Retype every entry word for word.

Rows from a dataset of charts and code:
--- BEGIN ---
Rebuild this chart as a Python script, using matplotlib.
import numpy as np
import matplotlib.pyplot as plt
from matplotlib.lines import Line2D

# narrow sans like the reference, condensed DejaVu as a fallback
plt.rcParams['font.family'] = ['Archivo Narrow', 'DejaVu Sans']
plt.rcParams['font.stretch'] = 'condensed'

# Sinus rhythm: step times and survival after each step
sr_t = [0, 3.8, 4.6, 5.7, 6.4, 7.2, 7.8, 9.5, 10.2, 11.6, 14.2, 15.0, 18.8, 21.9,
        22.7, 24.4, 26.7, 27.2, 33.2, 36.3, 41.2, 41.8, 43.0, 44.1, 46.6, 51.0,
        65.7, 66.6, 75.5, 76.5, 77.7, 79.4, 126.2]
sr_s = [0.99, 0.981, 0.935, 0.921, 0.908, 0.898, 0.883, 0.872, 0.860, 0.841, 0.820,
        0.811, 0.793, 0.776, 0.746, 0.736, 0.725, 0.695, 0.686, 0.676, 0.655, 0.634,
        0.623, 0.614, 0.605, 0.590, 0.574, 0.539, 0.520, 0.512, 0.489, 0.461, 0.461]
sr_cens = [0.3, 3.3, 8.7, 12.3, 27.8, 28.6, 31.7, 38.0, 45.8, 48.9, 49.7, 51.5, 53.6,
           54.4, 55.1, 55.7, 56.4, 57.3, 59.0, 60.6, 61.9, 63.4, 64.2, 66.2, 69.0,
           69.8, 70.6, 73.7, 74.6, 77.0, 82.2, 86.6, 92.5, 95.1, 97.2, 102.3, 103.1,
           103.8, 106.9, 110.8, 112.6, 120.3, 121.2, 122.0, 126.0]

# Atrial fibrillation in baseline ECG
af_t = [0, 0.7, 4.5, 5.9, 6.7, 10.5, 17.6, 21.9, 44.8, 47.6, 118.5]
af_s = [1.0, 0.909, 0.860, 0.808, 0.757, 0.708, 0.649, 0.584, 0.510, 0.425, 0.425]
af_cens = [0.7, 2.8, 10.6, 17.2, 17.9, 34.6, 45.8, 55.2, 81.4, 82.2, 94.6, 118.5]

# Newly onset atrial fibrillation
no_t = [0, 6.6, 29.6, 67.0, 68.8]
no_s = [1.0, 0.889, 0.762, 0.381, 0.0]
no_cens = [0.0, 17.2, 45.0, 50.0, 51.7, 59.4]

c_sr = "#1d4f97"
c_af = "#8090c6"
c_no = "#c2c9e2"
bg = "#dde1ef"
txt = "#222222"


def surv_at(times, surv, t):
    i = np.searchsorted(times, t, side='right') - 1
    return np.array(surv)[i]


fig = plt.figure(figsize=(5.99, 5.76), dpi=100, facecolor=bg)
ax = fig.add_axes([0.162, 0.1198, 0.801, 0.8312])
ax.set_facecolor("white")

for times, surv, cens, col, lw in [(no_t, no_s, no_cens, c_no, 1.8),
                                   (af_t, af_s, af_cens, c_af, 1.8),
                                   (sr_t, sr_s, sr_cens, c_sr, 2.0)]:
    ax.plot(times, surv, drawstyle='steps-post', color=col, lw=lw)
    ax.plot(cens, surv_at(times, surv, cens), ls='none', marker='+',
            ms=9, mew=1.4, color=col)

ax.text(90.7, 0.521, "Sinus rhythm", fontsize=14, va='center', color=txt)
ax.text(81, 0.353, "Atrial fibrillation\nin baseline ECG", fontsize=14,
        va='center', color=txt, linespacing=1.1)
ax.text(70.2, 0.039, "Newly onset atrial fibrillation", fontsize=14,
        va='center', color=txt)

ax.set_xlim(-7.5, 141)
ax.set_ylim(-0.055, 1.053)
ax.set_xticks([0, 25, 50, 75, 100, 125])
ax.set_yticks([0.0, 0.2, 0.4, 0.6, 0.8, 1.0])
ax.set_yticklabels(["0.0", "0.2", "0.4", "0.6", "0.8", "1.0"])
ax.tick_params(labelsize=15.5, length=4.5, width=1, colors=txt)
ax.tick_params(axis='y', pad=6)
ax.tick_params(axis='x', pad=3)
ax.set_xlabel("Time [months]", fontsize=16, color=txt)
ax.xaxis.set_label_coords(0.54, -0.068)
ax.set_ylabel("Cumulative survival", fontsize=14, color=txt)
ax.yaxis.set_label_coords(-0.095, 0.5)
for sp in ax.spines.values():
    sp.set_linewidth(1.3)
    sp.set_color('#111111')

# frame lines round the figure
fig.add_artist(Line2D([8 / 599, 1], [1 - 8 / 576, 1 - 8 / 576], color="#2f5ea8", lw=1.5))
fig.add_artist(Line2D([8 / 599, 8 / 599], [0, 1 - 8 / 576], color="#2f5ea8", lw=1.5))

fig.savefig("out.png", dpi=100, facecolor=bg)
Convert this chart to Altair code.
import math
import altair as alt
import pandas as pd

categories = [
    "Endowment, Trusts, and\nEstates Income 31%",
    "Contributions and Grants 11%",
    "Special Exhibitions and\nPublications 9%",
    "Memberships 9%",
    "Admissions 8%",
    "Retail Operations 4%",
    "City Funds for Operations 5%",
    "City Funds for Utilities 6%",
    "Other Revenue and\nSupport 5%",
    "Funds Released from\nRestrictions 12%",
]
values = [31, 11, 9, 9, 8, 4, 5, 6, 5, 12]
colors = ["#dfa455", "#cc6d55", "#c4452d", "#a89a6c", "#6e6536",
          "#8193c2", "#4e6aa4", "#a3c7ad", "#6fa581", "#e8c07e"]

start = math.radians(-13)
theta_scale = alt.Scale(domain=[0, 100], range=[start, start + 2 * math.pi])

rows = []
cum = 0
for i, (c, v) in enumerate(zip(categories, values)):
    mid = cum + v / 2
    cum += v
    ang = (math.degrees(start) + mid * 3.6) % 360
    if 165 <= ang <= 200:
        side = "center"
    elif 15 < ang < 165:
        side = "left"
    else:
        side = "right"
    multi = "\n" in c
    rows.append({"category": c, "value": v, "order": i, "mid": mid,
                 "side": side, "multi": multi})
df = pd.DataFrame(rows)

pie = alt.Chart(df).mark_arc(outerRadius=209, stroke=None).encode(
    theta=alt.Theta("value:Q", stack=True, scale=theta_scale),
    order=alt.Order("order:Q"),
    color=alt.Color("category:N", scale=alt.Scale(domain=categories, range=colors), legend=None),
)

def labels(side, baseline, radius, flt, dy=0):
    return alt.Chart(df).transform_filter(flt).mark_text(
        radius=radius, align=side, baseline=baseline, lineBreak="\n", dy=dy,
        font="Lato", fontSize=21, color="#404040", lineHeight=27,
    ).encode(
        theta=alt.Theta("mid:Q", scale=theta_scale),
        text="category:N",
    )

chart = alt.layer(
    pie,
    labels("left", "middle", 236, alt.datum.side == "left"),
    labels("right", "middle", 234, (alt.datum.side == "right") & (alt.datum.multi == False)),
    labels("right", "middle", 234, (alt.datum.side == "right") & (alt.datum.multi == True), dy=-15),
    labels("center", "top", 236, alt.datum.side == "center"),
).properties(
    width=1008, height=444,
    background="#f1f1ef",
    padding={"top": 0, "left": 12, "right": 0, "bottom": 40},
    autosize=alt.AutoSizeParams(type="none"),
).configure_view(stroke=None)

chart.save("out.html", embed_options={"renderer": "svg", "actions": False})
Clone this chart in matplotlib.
--- END ---
→ **Output**:
Rebuild this chart as a Python script, using matplotlib.
import numpy as np
import matplotlib.pyplot as plt
from matplotlib.lines import Line2D

# narrow sans like the reference, condensed DejaVu as a fallback
plt.rcParams['font.family'] = ['Archivo Narrow', 'DejaVu Sans']
plt.rcParams['font.stretch'] = 'condensed'

# Sinus rhythm: step times and survival after each step
sr_t = [0, 3.8, 4.6, 5.7, 6.4, 7.2, 7.8, 9.5, 10.2, 11.6, 14.2, 15.0, 18.8, 21.9,
        22.7, 24.4, 26.7, 27.2, 33.2, 36.3, 41.2, 41.8, 43.0, 44.1, 46.6, 51.0,
        65.7, 66.6, 75.5, 76.5, 77.7, 79.4, 126.2]
sr_s = [0.99, 0.981, 0.935, 0.921, 0.908, 0.898, 0.883, 0.872, 0.860, 0.841, 0.820,
        0.811, 0.793, 0.776, 0.746, 0.736, 0.725, 0.695, 0.686, 0.676, 0.655, 0.634,
        0.623, 0.614, 0.605, 0.590, 0.574, 0.539, 0.520, 0.512, 0.489, 0.461, 0.461]
sr_cens = [0.3, 3.3, 8.7, 12.3, 27.8, 28.6, 31.7, 38.0, 45.8, 48.9, 49.7, 51.5, 53.6,
           54.4, 55.1, 55.7, 56.4, 57.3, 59.0, 60.6, 61.9, 63.4, 64.2, 66.2, 69.0,
           69.8, 70.6, 73.7, 74.6, 77.0, 82.2, 86.6, 92.5, 95.1, 97.2, 102.3, 103.1,
           103.8, 106.9, 110.8, 112.6, 120.3, 121.2, 122.0, 126.0]

# Atrial fibrillation in baseline ECG
af_t = [0, 0.7, 4.5, 5.9, 6.7, 10.5, 17.6, 21.9, 44.8, 47.6, 118.5]
af_s = [1.0, 0.909, 0.860, 0.808, 0.757, 0.708, 0.649, 0.584, 0.510, 0.425, 0.425]
af_cens = [0.7, 2.8, 10.6, 17.2, 17.9, 34.6, 45.8, 55.2, 81.4, 82.2, 94.6, 118.5]

# Newly onset atrial fibrillation
no_t = [0, 6.6, 29.6, 67.0, 68.8]
no_s = [1.0, 0.889, 0.762, 0.381, 0.0]
no_cens = [0.0, 17.2, 45.0, 50.0, 51.7, 59.4]

c_sr = "#1d4f97"
c_af = "#8090c6"
c_no = "#c2c9e2"
bg = "#dde1ef"
txt = "#222222"


def surv_at(times, surv, t):
    i = np.searchsorted(times, t, side='right') - 1
    return np.array(surv)[i]


fig = plt.figure(figsize=(5.99, 5.76), dpi=100, facecolor=bg)
ax = fig.add_axes([0.162, 0.1198, 0.801, 0.8312])
ax.set_facecolor("white")

for times, surv, cens, col, lw in [(no_t, no_s, no_cens, c_no, 1.8),
                                   (af_t, af_s, af_cens, c_af, 1.8),
                                   (sr_t, sr_s, sr_cens, c_sr, 2.0)]:
    ax.plot(times, surv, drawstyle='steps-post', color=col, lw=lw)
    ax.plot(cens, surv_at(times, surv, cens), ls='none', marker='+',
            ms=9, mew=1.4, color=col)

ax.text(90.7, 0.521, "Sinus rhythm", fontsize=14, va='center', color=txt)
ax.text(81, 0.353, "Atrial fibrillation\nin baseline ECG", fontsize=14,
        va='center', color=txt, linespacing=1.1)
ax.text(70.2, 0.039, "Newly onset atrial fibrillation", fontsize=14,
        va='center', color=txt)

ax.set_xlim(-7.5, 141)
ax.set_ylim(-0.055, 1.053)
ax.set_xticks([0, 25, 50, 75, 100, 125])
ax.set_yticks([0.0, 0.2, 0.4, 0.6, 0.8, 1.0])
ax.set_yticklabels(["0.0", "0.2", "0.4", "0.6", "0.8", "1.0"])
ax.tick_params(labelsize=15.5, length=4.5, width=1, colors=txt)
ax.tick_params(axis='y', pad=6)
ax.tick_params(axis='x', pad=3)
ax.set_xlabel("Time [months]", fontsize=16, color=txt)
ax.xaxis.set_label_coords(0.54, -0.068)
ax.set_ylabel("Cumulative survival", fontsize=14, color=txt)
ax.yaxis.set_label_coords(-0.095, 0.5)
for sp in ax.spines.values():
    sp.set_linewidth(1.3)
    sp.set_color('#111111')

# frame lines round the figure
fig.add_artist(Line2D([8 / 599, 1], [1 - 8 / 576, 1 - 8 / 576], color="#2f5ea8", lw=1.5))
fig.add_artist(Line2D([8 / 599, 8 / 599], [0, 1 - 8 / 576], color="#2f5ea8", lw=1.5))

fig.savefig("out.png", dpi=100, facecolor=bg)
Convert this chart to Altair code.
import math
import altair as alt
import pandas as pd

categories = [
    "Endowment, Trusts, and\nEstates Income 31%",
    "Contributions and Grants 11%",
    "Special Exhibitions and\nPublications 9%",
    "Memberships 9%",
    "Admissions 8%",
    "Retail Operations 4%",
    "City Funds for Operations 5%",
    "City Funds for Utilities 6%",
    "Other Revenue and\nSupport 5%",
    "Funds Released from\nRestrictions 12%",
]
values = [31, 11, 9, 9, 8, 4, 5, 6, 5, 12]
colors = ["#dfa455", "#cc6d55", "#c4452d", "#a89a6c", "#6e6536",
          "#8193c2", "#4e6aa4", "#a3c7ad", "#6fa581", "#e8c07e"]

start = math.radians(-13)
theta_scale = alt.Scale(domain=[0, 100], range=[start, start + 2 * math.pi])

rows = []
cum = 0
for i, (c, v) in enumerate(zip(categories, values)):
    mid = cum + v / 2
    cum += v
    ang = (math.degrees(start) + mid * 3.6) % 360
    if 165 <= ang <= 200:
        side = "center"
    elif 15 < ang < 165:
        side = "left"
    else:
        side = "right"
    multi = "\n" in c
    rows.append({"category": c, "value": v, "order": i, "mid": mid,
                 "side": side, "multi": multi})
df = pd.DataFrame(rows)

pie = alt.Chart(df).mark_arc(outerRadius=209, stroke=None).encode(
    theta=alt.Theta("value:Q", stack=True, scale=theta_scale),
    order=alt.Order("order:Q"),
    color=alt.Color("category:N", scale=alt.Scale(domain=categories, range=colors), legend=None),
)

def labels(side, baseline, radius, flt, dy=0):
    return alt.Chart(df).transform_filter(flt).mark_text(
        radius=radius, align=side, baseline=baseline, lineBreak="\n", dy=dy,
        font="Lato", fontSize=21, color="#404040", lineHeight=27,
    ).encode(
        theta=alt.Theta("mid:Q", scale=theta_scale),
        text="category:N",
    )

chart = alt.layer(
    pie,
    labels("left", "middle", 236, alt.datum.side == "left"),
    labels("right", "middle", 234, (alt.datum.side == "right") & (alt.datum.multi == False)),
    labels("right", "middle", 234, (alt.datum.side == "right") & (alt.datum.multi == True), dy=-15),
    labels("center", "top", 236, alt.datum.side == "center"),
).properties(
    width=1008, height=444,
    background="#f1f1ef",
    padding={"top": 0, "left": 12, "right": 0, "bottom": 40},
    autosize=alt.AutoSizeParams(type="none"),
).configure_view(stroke=None)

chart.save("out.html", embed_options={"renderer": "svg", "actions": False})
Clone this chart in matplotlib.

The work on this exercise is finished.